You got some form issues to work out I would post a how's my form and get those sorted out. I'm sorry I can't be more help but there's some very knowledgeable people on here that will help you if you're open to it.


----------



## fgignac (Aug 21, 2014)

alex_az said:


> Can you elaborate on what you mean by "Too much going on here"? This is not very helpful feedback.


I mean that there are adjustments that need to be made to your form before proper draw length can be found. So my way of being helpful is to point you toward someone I know who is very good at helping people develop their form. 
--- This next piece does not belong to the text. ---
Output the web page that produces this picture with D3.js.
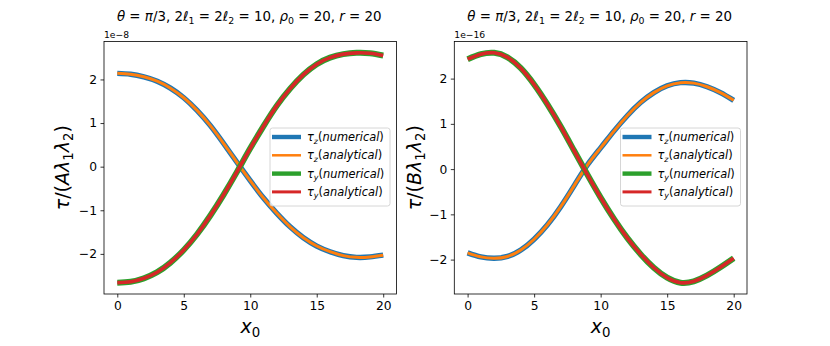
<!DOCTYPE html>
<html>
<head>
<meta charset="utf-8">
<script src="https://cdn.jsdelivr.net/npm/d3@7"></script>
<style>
  body { margin: 0; background: #fff; }
  svg { display: block; font-family: "DejaVu Sans", sans-serif; }
</style>
</head>
<body>
<svg id="chart" width="830" height="346"></svg>
<script>
// Données
const x0Values = [0, 1, 2, 3, 4, 5, 6, 7, 8, 9, 10, 11, 12, 13, 14, 15, 16, 17, 18, 19, 20];

// Panneau gauche (échelle 1e-8)
const leftTauZ = [2.14, 2.12, 2.06, 1.96, 1.80, 1.58, 1.29, 0.94, 0.53, 0.10, -0.32, -0.72, -1.07, -1.38, -1.63, -1.82, -1.95, -2.04, -2.08, -2.07, -2.03];
const leftTauY = [-2.66, -2.64, -2.56, -2.42, -2.20, -1.91, -1.55, -1.12, -0.64, -0.12, 0.42, 0.93, 1.40, 1.79, 2.11, 2.35, 2.50, 2.58, 2.61, 2.60, 2.55];

// Panneau droit (échelle 1e-16)
const rightTauZ = [-1.85, -1.94, -1.97, -1.93, -1.79, -1.55, -1.23, -0.83, -0.37, 0.09, 0.47, 0.84, 1.18, 1.47, 1.69, 1.84, 1.91, 1.90, 1.82, 1.69, 1.52];
const rightTauY = [2.43, 2.54, 2.57, 2.47, 2.23, 1.87, 1.43, 0.94, 0.41, -0.12, -0.63, -1.10, -1.52, -1.88, -2.18, -2.40, -2.51, -2.48, -2.35, -2.17, -1.97];

const xTicks = [0, 5, 10, 15, 20];
const yTicks = [-2, -1, 0, 1, 2];

const seriesStyles = [
  { key: 'zNum', color: '#1f77b4', width: 5.4, legendWidth: 4.4, label: [{ t: 'τ', i: 1 }, { t: 'z', i: 1, sub: 1 }, { t: '(' }, { t: 'numerical', i: 1 }, { t: ')' }] },
  { key: 'zAna', color: '#ff7f0e', width: 3, legendWidth: 2.5, label: [{ t: 'τ', i: 1 }, { t: 'z', i: 1, sub: 1 }, { t: '(' }, { t: 'analytical', i: 1 }, { t: ')' }] },
  { key: 'yNum', color: '#2ca02c', width: 6, legendWidth: 4.4, label: [{ t: 'τ', i: 1 }, { t: 'y', i: 1, sub: 1 }, { t: '(' }, { t: 'numerical', i: 1 }, { t: ')' }] },
  { key: 'yAna', color: '#d62728', width: 3.6, legendWidth: 3, label: [{ t: 'τ', i: 1 }, { t: 'y', i: 1, sub: 1 }, { t: '(' }, { t: 'analytical', i: 1 }, { t: ')' }] }
];

const titleParts = [
  { t: 'θ', i: 1 }, { t: ' = ' }, { t: 'π', i: 1 }, { t: '/3, 2' }, { t: 'ℓ', i: 1 }, { t: '1', sub: 1 },
  { t: ' = 2' }, { t: 'ℓ', i: 1 }, { t: '2', sub: 1 }, { t: ' = 10, ' }, { t: 'ρ', i: 1 }, { t: '0', sub: 1 },
  { t: ' = 20, ' }, { t: 'r', i: 1 }, { t: ' = 20' }
];

const panels = [
  {
    left: 104, right: 396.5, top: 41.5, bottom: 294,
    yDomain: [-2.92, 2.87], offset: '1e−8',
    ylabel: [{ t: 'τ', i: 1 }, { t: '/(' }, { t: 'A', i: 1 }, { t: 'λ', i: 1 }, { t: '1', sub: 1 }, { t: 'λ', i: 1 }, { t: '2', sub: 1 }, { t: ')' }],
    ylabelX: 63, tauZ: leftTauZ, tauY: leftTauY
  },
  {
    left: 454.3, right: 747, top: 41.5, bottom: 294,
    yDomain: [-2.76, 2.82], offset: '1e−16',
    ylabel: [{ t: 'τ', i: 1 }, { t: '/(' }, { t: 'B', i: 1 }, { t: 'λ', i: 1 }, { t: '1', sub: 1 }, { t: 'λ', i: 1 }, { t: '2', sub: 1 }, { t: ')' }],
    ylabelX: 415, tauZ: rightTauZ, tauY: rightTauY
  }
];

// Ajoute un texte "mathtext" : italique et indices via des tspans
function richText(textSel, parts, size) {
  let shifted = false;
  parts.forEach(p => {
    const ts = textSel.append('tspan').text(p.t);
    if (p.i) ts.attr('font-style', 'italic');
    if (p.sub) {
      ts.attr('font-size', size * 0.7).attr('dy', size * 0.22);
      shifted = true;
    } else if (shifted) {
      ts.attr('dy', -size * 0.22);
      shifted = false;
    }
  });
  return textSel;
}

const svg = d3.select('#chart');

panels.forEach(p => {
  const x = d3.scaleLinear().domain([-1, 21]).range([p.left, p.right]);
  const y = d3.scaleLinear().domain(p.yDomain).range([p.bottom, p.top]);
  const g = svg.append('g');

  const dataBySeries = {
    zNum: p.tauZ, zAna: p.tauZ, yNum: p.tauY, yAna: p.tauY
  };

  const line = d3.line()
    .x((d, i) => x(x0Values[i]))
    .y(d => y(d))
    .curve(d3.curveNatural);

  seriesStyles.forEach(s => {
    g.append('path')
      .attr('d', line(dataBySeries[s.key]))
      .attr('fill', 'none')
      .attr('stroke', s.color)
      .attr('stroke-width', s.width)
      .attr('stroke-linecap', 'butt')
      .attr('stroke-linejoin', 'round');
  });

  // Axes
  const xAxis = d3.axisBottom(x).tickValues(xTicks).tickSize(3.5).tickPadding(3.5)
    .tickFormat(d => String(d).replace('-', '−'));
  const yAxis = d3.axisLeft(y).tickValues(yTicks).tickSize(3.5).tickPadding(3.5)
    .tickFormat(d => String(d).replace('-', '−'));

  const gx = g.append('g').attr('transform', `translate(0,${p.bottom})`).call(xAxis);
  const gy = g.append('g').attr('transform', `translate(${p.left},0)`).call(yAxis);
  [gx, gy].forEach(a => {
    a.select('.domain').remove();
    a.selectAll('.tick line').attr('stroke', '#000').attr('stroke-width', 0.8);
    a.selectAll('.tick text').attr('font-family', 'DejaVu Sans').attr('font-size', 12.3).attr('fill', '#000');
  });

  // Cadre
  g.append('rect')
    .attr('x', p.left).attr('y', p.top)
    .attr('width', p.right - p.left).attr('height', p.bottom - p.top)
    .attr('fill', 'none').attr('stroke', '#000').attr('stroke-width', 0.8);

  // Texte de décalage
  g.append('text')
    .attr('x', p.left).attr('y', p.top - 4)
    .attr('font-size', 9.2)
    .text(p.offset);

  // Titre
  richText(g.append('text')
    .attr('x', (p.left + p.right) / 2 - 1).attr('y', 21)
    .attr('text-anchor', 'middle')
    .attr('font-size', 13.4), titleParts, 13.4);

  // Étiquette x
  richText(g.append('text')
    .attr('x', (p.left + p.right) / 2).attr('y', 333)
    .attr('text-anchor', 'middle')
    .attr('font-size', 19), [{ t: 'x', i: 1 }, { t: '0', sub: 1 }], 19);

  // Étiquette y
  richText(g.append('text')
    .attr('transform', `translate(${p.ylabelX + 6},${(p.top + p.bottom) / 2}) rotate(-90)`)
    .attr('text-anchor', 'middle')
    .attr('font-size', 19), p.ylabel, 19);

  // Légende
  const lx = p.right - 126.5, ly = 128;
  const leg = g.append('g').attr('transform', `translate(${lx},${ly})`);
  leg.append('rect')
    .attr('width', 120).attr('height', 78)
    .attr('rx', 2.5)
    .attr('fill', 'rgba(255,255,255,0.8)')
    .attr('stroke', '#cccccc').attr('stroke-width', 0.8);
  seriesStyles.forEach((s, i) => {
    const ry = 9 + i * 18.3;
    leg.append('line')
      .attr('x1', 2).attr('x2', 31).attr('y1', ry).attr('y2', ry)
      .attr('stroke', s.color).attr('stroke-width', s.legendWidth);
    richText(leg.append('text')
      .attr('x', 37).attr('y', ry + 4)
      .attr('font-size', 11.4), s.label, 11.4);
  });
});
</script>
</body>
</html>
Padgett can help you better than I can. Get in touch with him. He will get you sorted out.


----------



## alex_az (Jun 8, 2021)

huntforfood703 said:


> I'm gonna let you know that these guys that help you with form issues are gonna what a head to toe picture


Ok will post a head-to-toe pic soon. Thanks for the feedback.


----------



## raisins (Jan 21, 2016)

Your bow arm is hyperextended and the crease of the elbow is straight up. Your arm should be straight but not over extended and you should rotate your grip on the bow so your knuckles are at a 45 degree (look at proper grip here). Then you can work on rotating your arm out of the way and so your elbow crease is close to perpendicular to the ground. If I shot like this, I'd hit my arm with the string all the time.


----------



## alex_az (Jun 8, 2021)

raisins said:


> Your bow arm is hyperextended and the crease of the elbow is straight up. Your arm should be straight but not over extended and you should rotate your grip on the bow so your knuckles are at a 45 degree (look at proper grip here). Then you can work on rotating your arm out of the way and so your elbow crease is close to perpendicular to the ground. If I shot like this, I'd hit my arm with the string all the time.


Thanks for the feedback. Maybe you could also check out my other post in this forum where I post some head to toe pictures from different angles. It is called "LH How's my Form - Compund".


----------